All Rights Reserved © February 2018 John J Vinacci

The Disappearance of Captain Unbreakable

The Disappearance of Captain Unbreakable

Captain Unbreakable eased his muscular buttocks onto the park bench. It was perhaps the last day of beating up on bad guys having finally put an end to the insidious Doctor Nefarious. He eased back and stroked his flaxen locks, confident that New Chicago was safe forever. Maybe he could live in peace now and perhaps settle down with someone who didn’t know who he was, though his many endorsements would make that virtually impossible. The broad-shouldered savior considered moving to another country and away from the past, towards the future, away from the very reason he became a superhero.

Captain Unbreakable took a deep breath.

“Hmph,” he sounded. His eyes swayed from side to side. Why had he become a superhero?

He felt a hand on his back and he turned his head. A tall, gangly goth-child cast a shadow over him. The man’s pale skin practically glowed.

“Lose something?” the stranger asked innocently.

Captain Unbreakable turned his head back towards the park field before him. “I don’t remember.” He blinked. He blinked again. “I don’t remember what I don’t remember.”
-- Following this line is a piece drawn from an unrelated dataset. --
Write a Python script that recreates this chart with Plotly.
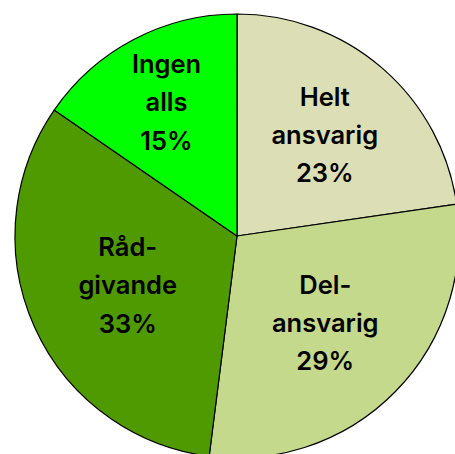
import plotly.graph_objects as go

labels = ["Helt<br>ansvarig", "Del-<br>ansvarig", "Råd-<br>givande", "Ingen<br>alls"]
values = [22.7, 29.3, 32.6, 15.4]
colors = ["#DCDFB6", "#C4D98C", "#4F9A00", "#00FF00"]

GLYPH = "<span style='font-size:25.5px'>{}</span>"
text = ["<br>".join(GLYPH.format(part) for part in lab.split("<br>")) for lab in labels]

W, H = 460, 460
fig = go.Figure(go.Pie(
    labels=labels,
    values=values,
    text=text,
    sort=False,
    direction="clockwise",
    rotation=0,
    marker=dict(colors=colors, line=dict(color="black", width=1.2)),
    texttemplate="%{text}<br>" + GLYPH.format("%{percent:.0%}"),
    textposition="inside",
    insidetextorientation="horizontal",
    insidetextfont=dict(family="Inter", size=29.5, color="black", weight=600),
    hoverinfo="label+percent",
    domain=dict(x=[15 / W, 459 / W], y=[2 / H, 446 / H]),
))
fig.update_layout(
    width=W, height=H,
    margin=dict(l=0, r=0, t=0, b=0),
    showlegend=False,
    paper_bgcolor="white",
)
fig.write_html(
    "out.html",
    config={"displayModeBar": False},
    post_script="document.body.style.margin='0';document.body.style.overflow='hidden';",
)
The man’s hand patted the superhero’s shoulder and slipped back into his trench coat pocket. “There, there,” the stranger’s nose scrunched. “You’ve done a good job. Get some rest now.” Big black boots turned and transported the memory of murdered parents away with them.

“You be a good boy and retire now,” the goth-child threw over his shoulder. “I’ll hold onto your motivation now, my motivation now. You’ve saved the city, Captain Unbreakable. But only I can save the world.”